For the first time in the history of the race, both boats used outriggers. Both crews had professional coaches: Oxford used John Noulton while Cambridge were trained by Robert Coombes, a champion sculler. It marked the start of the debate over the use of professional coaches which was not resolved until the 1852 race.

==Crews==
The Cambridge crew weighed an average of 11 st 8.375 lb (73.5 kg), 3.25 lb more per rower than their opponents. Oxford saw three Blues return from the 1845 race in Royds, Stapylton and Milman; Harkness and Hill returned for Cambridge.

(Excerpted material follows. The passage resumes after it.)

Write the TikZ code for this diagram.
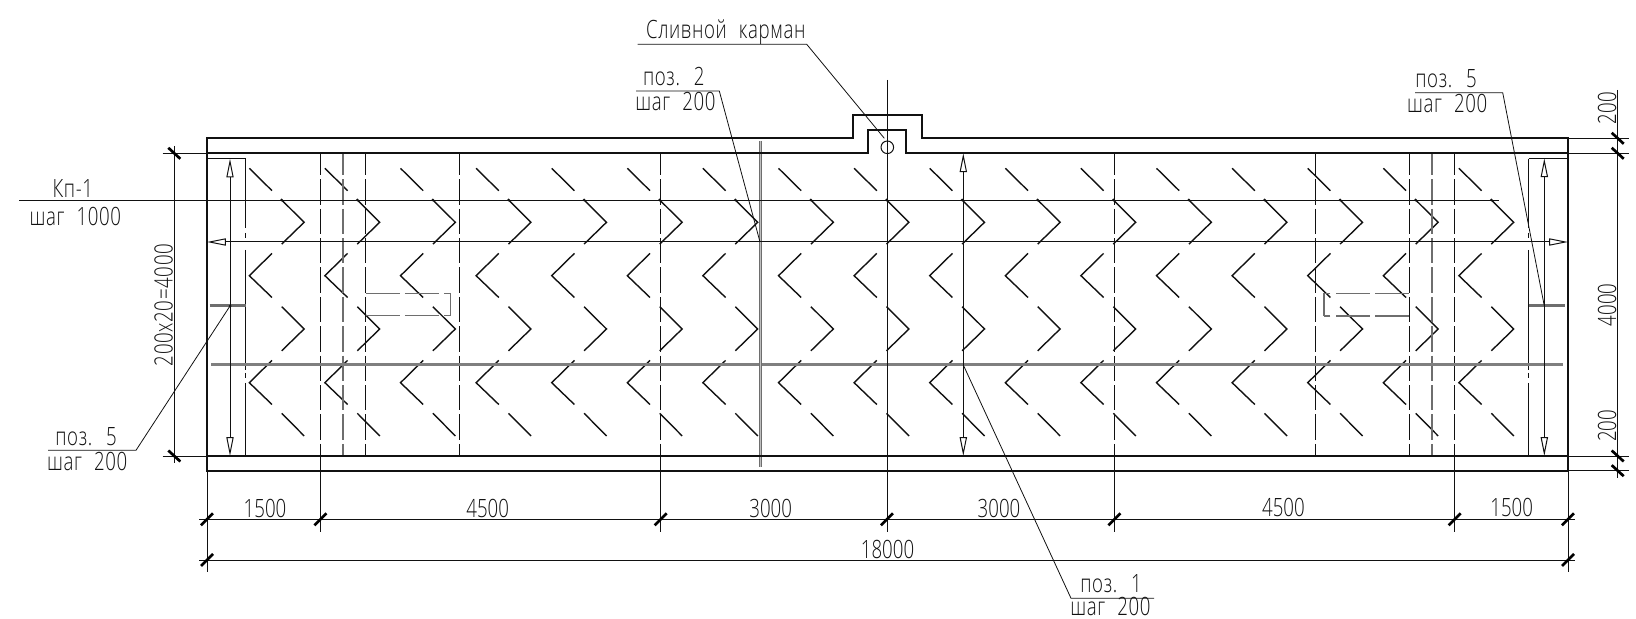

| Seat | Cambridge |  |  | Oxford |  |  |
| Name | College | Weight | Name | College | Weight |
| Bow | George Francis Murdoch | Lady Margaret Boat Club | 10 st 2 lb | H. S. Polehampton | Pembroke | 10 st 9 lb |
| 2 | George Frederick Holroyd | 1st Trinity | 11 st 1 lb | E. C. Burton | Christ Church | 11 st 0 lb |
| 3 | Stephen Thomas Clissold | 3rd Trinity | 12 st 0 lb | W. U. Heygate | Merton | 11 st 8 lb |
| 4 | William Pickering Cloves | 1st Trinity | 12 st 12 lb | E. H. Penfold | St John's | 11 st 8 lb |
| 5 | Edmond Wilder | Magdalene | 13 st 2 lb | John W. Conant | St John's | 12 st 4 lb |
| 6 | Robert Harkness (P) | Lady Margaret Boat Club | 11 st 6 lb | F. C. Royds | Brasenose | 11 st 9 lb |
| 7 | Ed. Parker Wolstenholme | 1st Trinity | 11 st 1 lb | W. C. Stapylton | Merton | 10 st 12 lb |
| Stroke | Charles Gray Hill | 2nd Trinity | 11 st 1 lb | W. H. Milman (P) | Christ Church | 11 st 0 lb |
| Cox | T. B Lloyd | Lady Margaret Boat Club | 9 st 8 lb | C. J. Soanes | St John's | 9 st 13 lb |
Source: (P) – boat club president

==Race==

At Hammersmith Bridge Cambridge had drawn half a boat's length ahead, but Oxford put on such a desperate spurt and came up as before. But this was their final effort; for pulling with unparalleled pluck and resolution, they had taken it all out of themselves.
— The Cambridge Book

Conditions for the race were described by MacMichael as "very fine, and the little wind there was with the tide." The race commenced shortly after 11.10 a.m., started by Edward Searle. Oxford won the toss and elected to start from the Surrey station, handing Cambridge the Middlesex side of the river. Despite taking an early lead, Oxford were soon caught and Cambridge drew away, holding a third-of-a-length lead by Chiswick. As the long bend began to favour Oxford, Cambridge slowed in shallow water allowing the Dark Blues to close some of the discrepancy, but by Hammersmith Bridge, Cambridge were back to a half-length lead. A final surge from Oxford once again closed the gap, but Cambridge pulled away to take the victory in a record time of 21 minutes 5 seconds and by a margin of three lengths.